My 67” APR wing (considerably larger than the MSO one) provides a lot more stability on track (I cofounded a track day company, so I am at the track quite a bit). On street, yes, never going to be going fast enough to make a difference, but depending on the track I’m easily pushing through many corners at 100 to 120mph (at Willow Springs I hit 140mph+ through turn 8, before getting to the decreasing radius of turn 9), especially sweepers where downforce helps a lot. Before and after tests definitely show a greatly diminished tendency to break loose (my previous R888R, and current TrofeoR, tire compounds help too, as does my slightly wider front/rear tread width from stock, to reduce any unwanted understeer/oversteer tendencies).
The 570 was designed to break loose to make it more playful, so I feel that the typical rule of increase front and rear downforce at the same time is a bit different here. Most cars are not designed by the factory to be tail happy - they are striving for lap times, and thus have designed the aero as such. On the 570 though they didn’t do that - so adding considerably more rear downforce is just going to settle it more, not throw the aero balance completely out of wack causing crazy understeer.

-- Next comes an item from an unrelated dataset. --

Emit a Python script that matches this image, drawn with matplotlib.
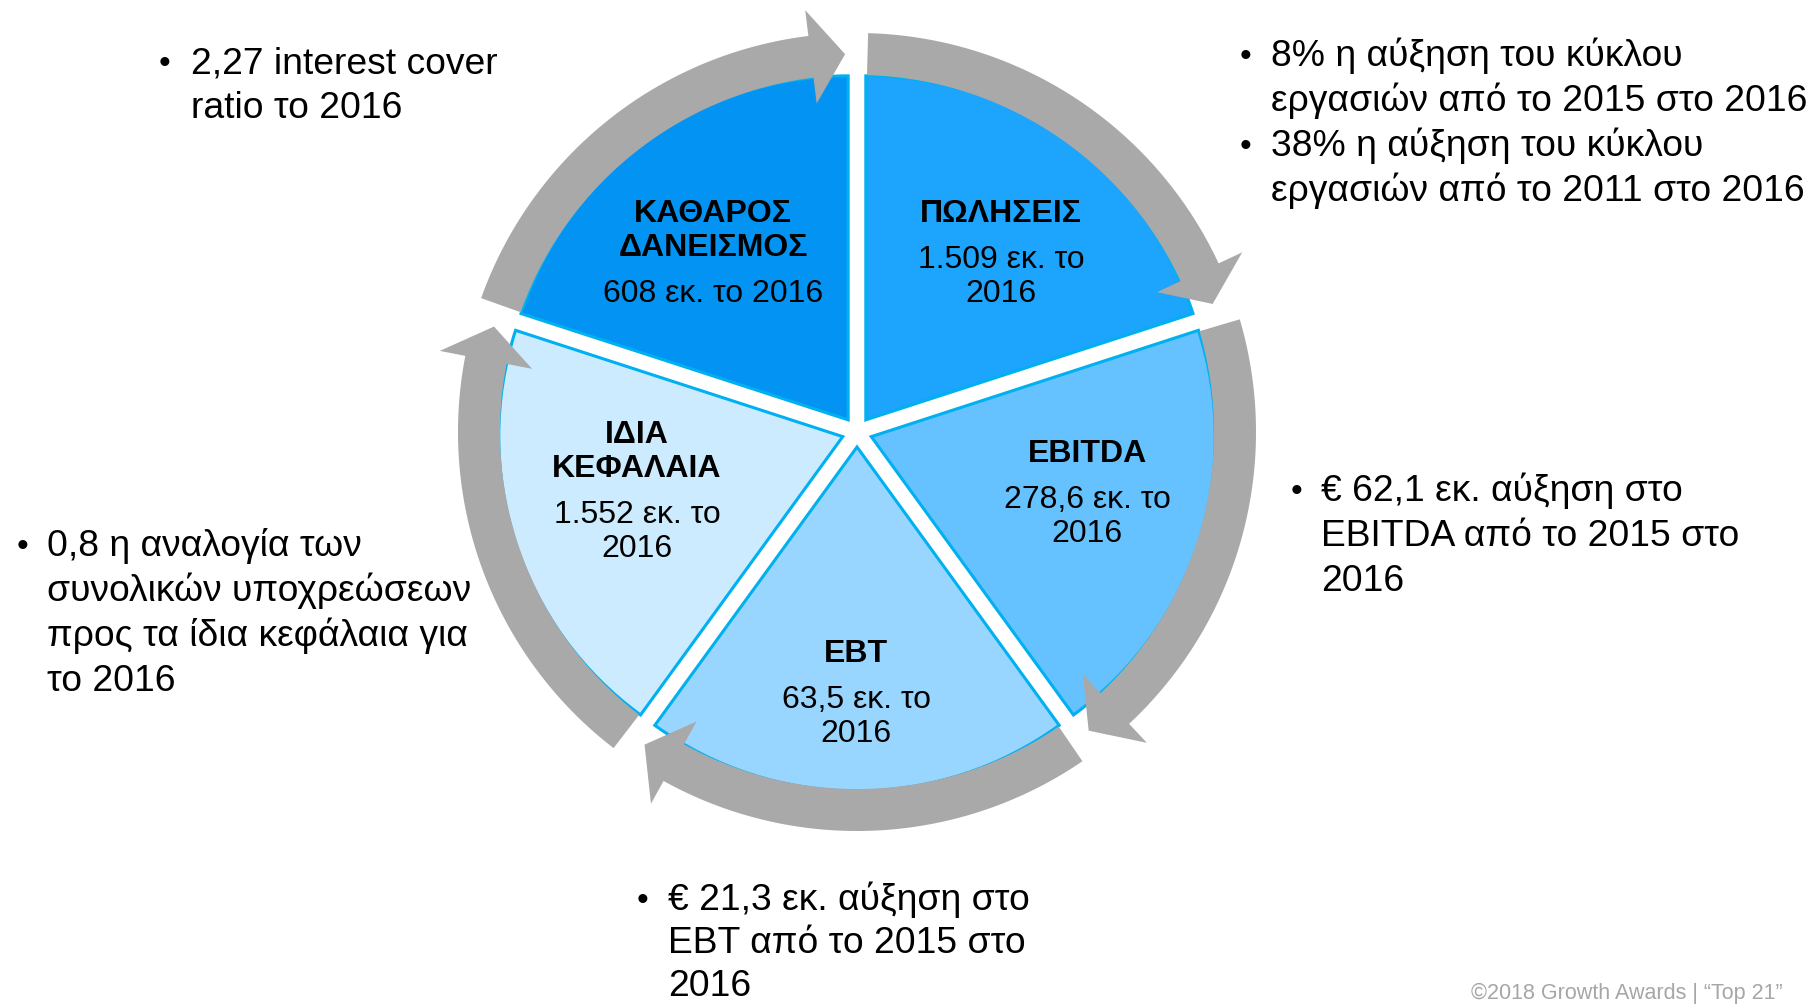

On any other McLaren, which are all designed for precision lap times, I’d likely agree (I haven’t tested or researched other models, so won’t assume) - but my experience on the 570 platform says different.
The MSO wing kinda proves my point a bit too - as the proponents of “OEM knows best” say don’t mess with the factory aero (or factory anything for that matter), then why does the MSO wing only largely affect rear downforce? They wouldn’t give you a $13K upgrade to upset the track performance of your supercar, especially coming from McLaren. Also, the guide vanes that come in the kit are not there to increase front downforce to “balance” the wing - they are there to smooth airflow to further reduce underfloor drag - so essentially McLaren thought at least an additional 75KG of rear downforce was needed to improve track performance. Mine provides more than that, at least in CFD, but I plan to take direct suspension measurements as soon as I can with damper pots, so I can confirm how aggressive I can adjust the AoA without hitting the aerofoil stall speed based on the overall aero package.